Presión también manifestó el socialcristiano Carlos Felipe García al afirmar que su voto podía costarle la carrera política. En el plenario aseguró que esa decisión lo acompañaría toda la vida y pidió disculpas a sus familiares y allegados por las consecuencias que podrían sufrir.
Más presiones denunció la independiente Johana Obando al decir que el Poder Ejecutivo habría negociado con diputados dádivas, puestos en embajadas y cargos ministeriales en un eventual gobierno de la candidata oficialista Laura Fernández. Añadió que algunos colegas habrían recibido amenazas relacionadas con despidos o la pérdida de visas para familiares. Aunque no reveló nombres, sostuvo que varios legisladores le habían confiado estas experiencias, pero solicitaron reserva por temor a represalias.

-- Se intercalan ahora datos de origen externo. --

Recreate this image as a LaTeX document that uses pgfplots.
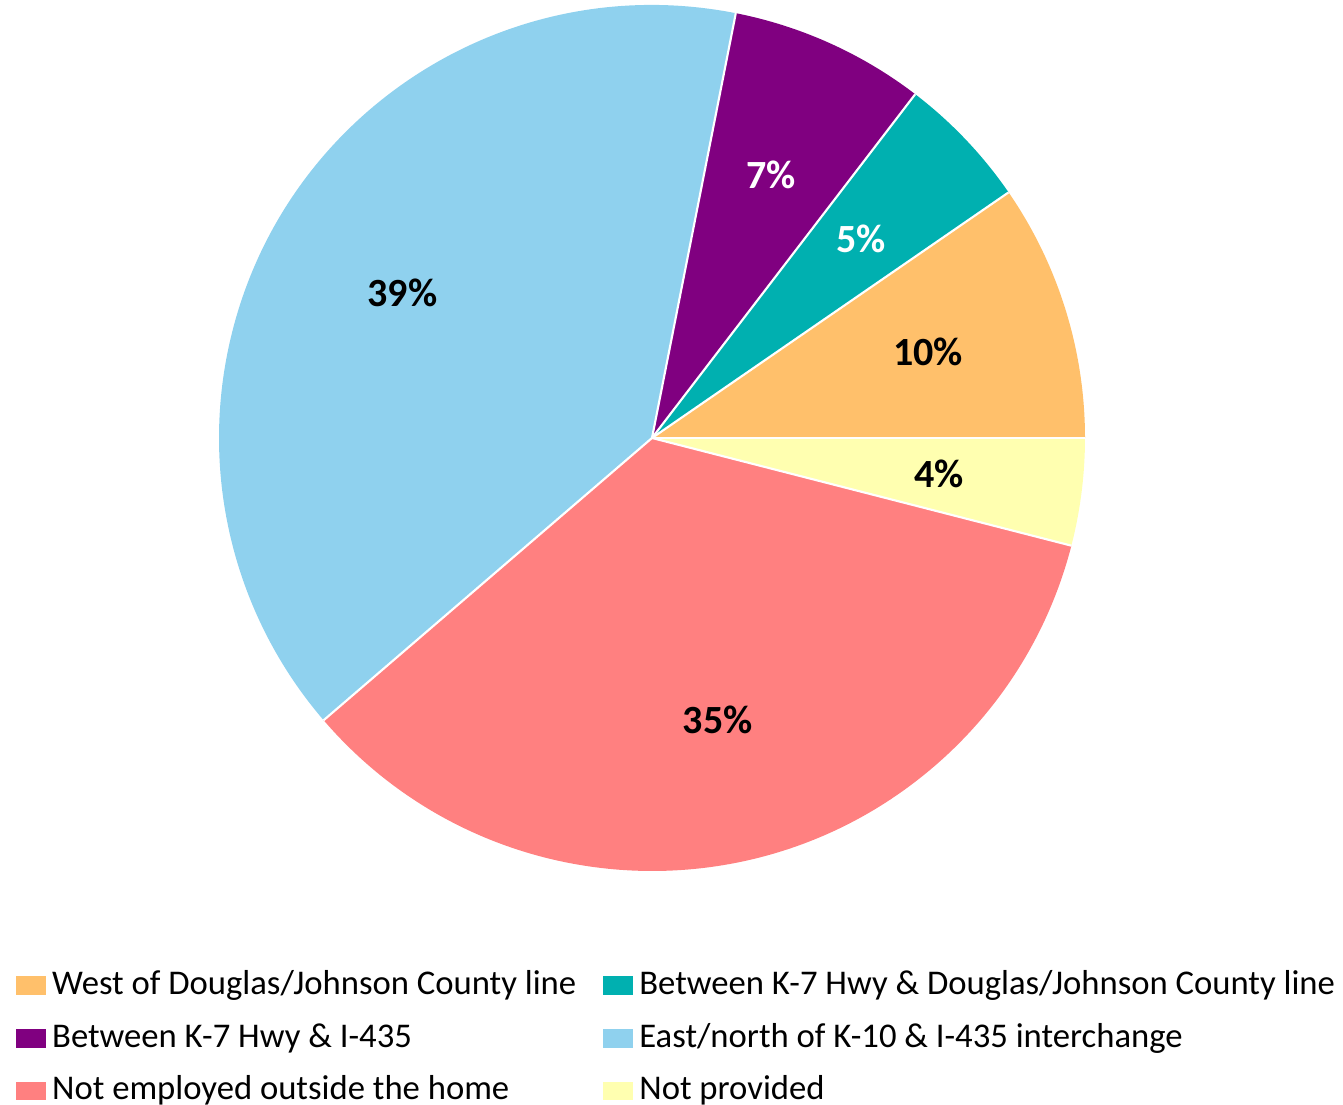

Qué doloroso para nuestra democracia constatar que, en una decisión tan trascendental, aparezcan palabras tan graves como “presiones”, “amenazas” y “represalias”, y que, pese a ello, el silencio termine por prevalecer, cubierto por un manto de miedo. Quienes asumen la responsabilidad de representar al pueblo en el Congreso no pueden callar por conveniencia política o personal, y menos aún cuando la probidad está en entredicho y la Asamblea Legislativa, junto a los partidos, aparece en las encuestas entre las instituciones peor valoradas. No decir una palabra en estas circunstancias solo profundiza el descrédito.
Los temores y silencios debilitan la división de poderes, socavan la confianza ciudadana y abren paso a prácticas autoritarias. Romperlos exige valentía e integridad de los diputados para actuar por convicción, pero también madurez cívica de los electores para decidir con responsabilidad a quiénes entregan su voto.